The residents, human beings were mainly from countries of the war torn Middle East. Some no doubt illegal and a symbol
of clusters of people living in crowded conditions in many of our
cities. They are terrified of authority since they are the very people
who live in that grey area between acceptance and being rejects, who
are used to getting by,
who bring up large families where having large families is a function
of being who they are, or at least who they have been taught who they
are by their husbands.
These cultural assumptions house children, many children brought
up, possibly better than in our western culture where having children
can be assumed as a drag. The institution of the family and its
emotional collective, its sibling responsibility, its gender
hierarchy clustered under one roof, gathered into limited space, brings its own message.
But what
we are now seeing is the resistance born of living in a country which
for all its faults is a far cry from the homeland of the survivors.

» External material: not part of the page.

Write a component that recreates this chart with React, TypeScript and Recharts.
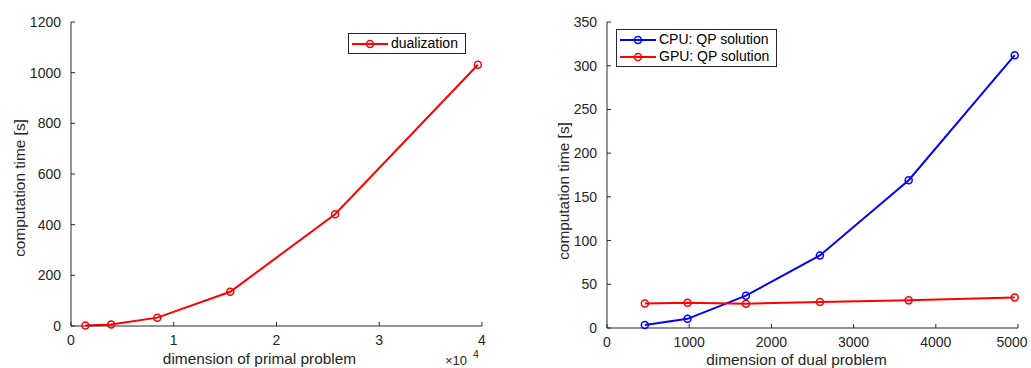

Countries where the sight of a burnt out shell of a building is common
place, hundreds of burnt
out building
litter the landscape and no help is on offer for the people living
there. And so when the demands are made, when social services are not
enough, when accommodation offered is not to their liking we begin to
hold up our hands and question.
Of
course they are seared with the experience, many suffering post dramatic
stress, temporally unhinged and readily open to suggestion. The agent
provocateur works amongst them stirring dissent where rightfully dissent
should exist
but also along side
the rationale that it will take time to resolve this horrible situation
and making demands on a nation which is failing to address its own
indigenous people's needs, then the sympathy will begin to ebb away.
The
problem is lack of trust. With memories of how their concerns regarding
safety in the block were ignored by the very type of people,(the
authorities) who are now promising to sort things out. Their instinct
tells them, these are just words, just
political promises and we all know the weight of a political promise.